Friday, April 24, 2015

What Don't We Want?

The New York Times has had several articles recently noting that growing inequality over the last 40 years hasn't led to growing support for redistribution.  One of them, entitled "Why Americans Don't Want to Soak the Rich," says that since the 1970s "Americans’ views on whether the government should work to redistribute income — to tax the rich, for example, and funnel the proceeds to the poor and working class — have, depending on which survey answers you look at, either been little changed, or shifted toward greater skepticism about redistribution."  I agree with that--I'd favor the "little change" summary, but you could argue it either way.  Then it says "in other words, Americans’ desire to soak the rich has diminished even as the rich have more wealth available that could, theoretically, be soaked."

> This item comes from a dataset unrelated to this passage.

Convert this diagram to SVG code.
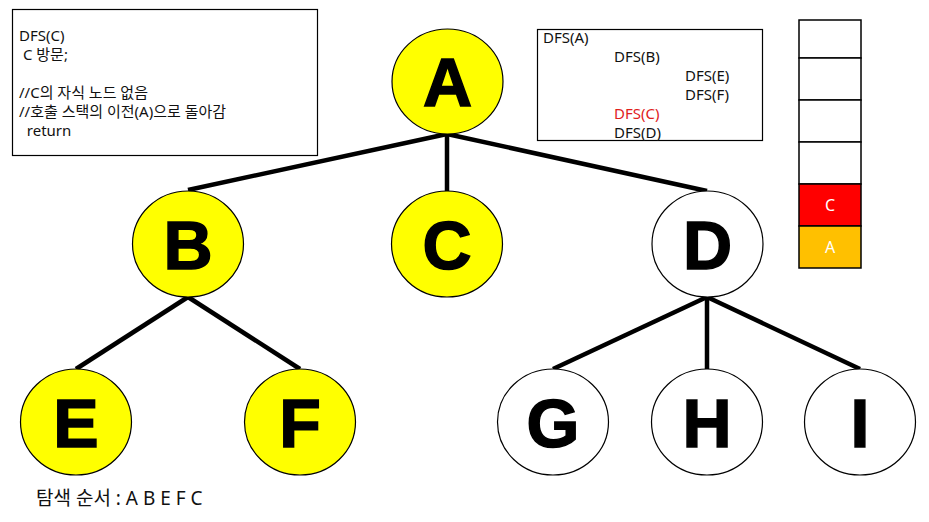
<svg xmlns="http://www.w3.org/2000/svg" width="929" height="522" viewBox="0 0 929 522">
  <style>
    .node ellipse { stroke: #000; stroke-width: 1.2; }
    .visited ellipse { fill: #FFFF00; }
    .unvisited ellipse { fill: #FFFFFF; }
    .node text { font-family: "Liberation Sans", Arial, sans-serif; font-weight: bold; font-size: 68px; text-anchor: middle; fill: #000; stroke: #000; stroke-width: 1.5; }
    .edge { stroke: #000; stroke-width: 4.5; fill: none; }
    .box { fill: #fff; stroke: #000; stroke-width: 1.2; }
    .code { font-family: "Noto Sans", "Noto Sans CJK KR", sans-serif; font-size: 15px; fill: #111; }
    .current { fill: #E0201C; }
    .stack-cell { stroke: #000; stroke-width: 1.5; }
    .stack-label { font-family: "Noto Sans", "Noto Sans CJK KR", sans-serif; font-size: 16px; fill: #fff; text-anchor: middle; }
  </style>

  <rect width="929" height="522" fill="#fff"/>

  <!-- connectors -->
  <g id="edges">
    <line class="edge" x1="447" y1="134" x2="188" y2="190"/>
    <line class="edge" x1="447" y1="134" x2="447" y2="191"/>
    <line class="edge" x1="447" y1="134" x2="707" y2="191"/>
    <line class="edge" x1="188" y1="297" x2="76" y2="369"/>
    <line class="edge" x1="188" y1="297" x2="300" y2="369"/>
    <line class="edge" x1="707" y1="297" x2="553" y2="369"/>
    <line class="edge" x1="707" y1="297" x2="707" y2="369"/>
    <line class="edge" x1="707" y1="297" x2="860" y2="369"/>
  </g>

  <!-- tree nodes -->
  <g id="node-A" class="node visited">
    <ellipse cx="447.5" cy="81.5" rx="55.5" ry="52.5"/>
    <text x="447.5" y="106">A</text>
  </g>
  <g id="node-B" class="node visited">
    <ellipse cx="188" cy="244" rx="55.5" ry="53"/>
    <text x="188" y="268.5">B</text>
  </g>
  <g id="node-C" class="node visited">
    <ellipse cx="447" cy="244" rx="55.5" ry="53"/>
    <text x="447" y="268.5">C</text>
  </g>
  <g id="node-D" class="node unvisited">
    <ellipse cx="707.5" cy="244" rx="55.5" ry="53"/>
    <text x="707.5" y="268.5">D</text>
  </g>
  <g id="node-E" class="node visited">
    <ellipse cx="76" cy="422" rx="55.5" ry="53"/>
    <text x="76" y="446.5">E</text>
  </g>
  <g id="node-F" class="node visited">
    <ellipse cx="300" cy="422" rx="55.5" ry="53"/>
    <text x="300" y="446.5">F</text>
  </g>
  <g id="node-G" class="node unvisited">
    <ellipse cx="553" cy="422" rx="55.5" ry="53"/>
    <text x="553" y="446.5">G</text>
  </g>
  <g id="node-H" class="node unvisited">
    <ellipse cx="707" cy="422" rx="55.5" ry="53"/>
    <text x="707" y="446.5">H</text>
  </g>
  <g id="node-I" class="node unvisited">
    <ellipse cx="860" cy="422" rx="55.5" ry="53"/>
    <text x="860" y="446.5">I</text>
  </g>

  <!-- current call description -->
  <g id="code-box">
    <rect class="box" x="12.5" y="9.5" width="305" height="146"/>
    <text class="code" x="19" y="41">DFS(C)</text>
    <text class="code" x="19" y="60" xml:space="preserve"> C 방문;</text>
    <text class="code" x="19" y="98">//C의 자식 노드 없음</text>
    <text class="code" x="19" y="117">//호출 스택의 이전(A)으로 돌아감</text>
    <text class="code" x="19" y="136" xml:space="preserve">  return</text>
  </g>

  <!-- call trace -->
  <g id="trace-box">
    <rect class="box" x="537.5" y="29.5" width="225" height="111"/>
    <text class="code" x="543" y="43">DFS(A)</text>
    <text class="code" x="614" y="62">DFS(B)</text>
    <text class="code" x="685" y="81">DFS(E)</text>
    <text class="code" x="685" y="100">DFS(F)</text>
    <text class="code current" x="614" y="119">DFS(C)</text>
    <text class="code" x="614" y="138">DFS(D)</text>
  </g>

  <!-- call stack -->
  <g id="stack">
    <rect class="stack-cell" x="799" y="20" width="62" height="38" fill="#fff"/>
    <rect class="stack-cell" x="799" y="58" width="62" height="42" fill="#fff"/>
    <rect class="stack-cell" x="799" y="100" width="62" height="42" fill="#fff"/>
    <rect class="stack-cell" x="799" y="142" width="62" height="42" fill="#fff"/>
    <rect class="stack-cell" x="799" y="184" width="62" height="42" fill="#FF0000"/>
    <rect class="stack-cell" x="799" y="226" width="62" height="42" fill="#FFC000"/>
    <text class="stack-label" x="830" y="211">C</text>
    <text class="stack-label" x="830" y="253">A</text>
  </g>

  <!-- visit order -->
  <g id="order">
    <text class="code" x="36" y="505" style="font-size:19px">탐색 순서 : A B E F C</text>
  </g>
</svg>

I don't agree with that--at least the "in other words" part, because taking from the rich and giving to the poor are two different things.  There are lots of survey questions about aid to the poor, but few about taking from the rich.  There are some that combine the two issues, for example by asking about "reducing differences between people with high incomes and people with low incomes," but then you don't know which aspect people are focusing on in their answers--my guess is that it's the low incomes side.  So we don't really know how opinions about "soaking the rich" have changed. The same is true for international comparisons:  there's a lot of evidence that Americans are less favorable to aid to the poor than people in Western Europe, but very little on opinions about  taking from the rich.

But the 2009 edition of the International Social Survey Programme, which I've written about before, contains some interesting information.  It had the following questions:

1.  Agree or disagree that "differences in income in [country] are too large."
2.  Agree or disagree that "it is the responsibility of the government to reduce differences in income between people with high income and those with low incomes." [the 1999 question]
3.  Agree or disagree that "the government should provide a decent standard of living for the unemployed."
4.  Agree or disagree that "the government should spend less on benefits to the poor."
5.  "Do you think people with high incomes should pay a larger share of their income in taxes than those with low incomes, the same share, or a smaller share?"
6.  "Generally, how would you describe taxes in [country] today for those  with high incomes?  ... much too high, too high, about right, too low, much too low"
7.  "Is it just or unjust--right or wrong--that people with high incomes can buy better health care than people with lower incomes?"
8.  "Is it just or unjust--right or wrong--that people with high incomes can buy better education for their children than people with lower incomes."

Overall, the United States is one of the least egalitarian nations, but there are differences among the questions.  I give the standardized scores, which are comparable across questions, with higher meaning less egalitarian:

2.83  government responsibility to reduce differences
2.20  government should provide for unemployed

1.27 differences in income are too large
*1.00 people with high incomes should pay a larger share in taxes

0.75  unjust buy better education
0.69 unjust buy better health
0.45 spend less on poor
*0.15 taxes for those with high incomes

The two items with asterisks involve the rich.  Americans are less favorable to "soaking the rich" than average, but the differences aren't that big--in fact, Americans are barely different from the average in views about whether taxes for people with high incomes are too high or too low.   The American mean is  3.29 and the mean for all nations is 3.34 on a scale of 1-5, with 3 meaning about right and higher scores meaning too low).

Where the United States really stands out is the two questions that mention the government's responsibility.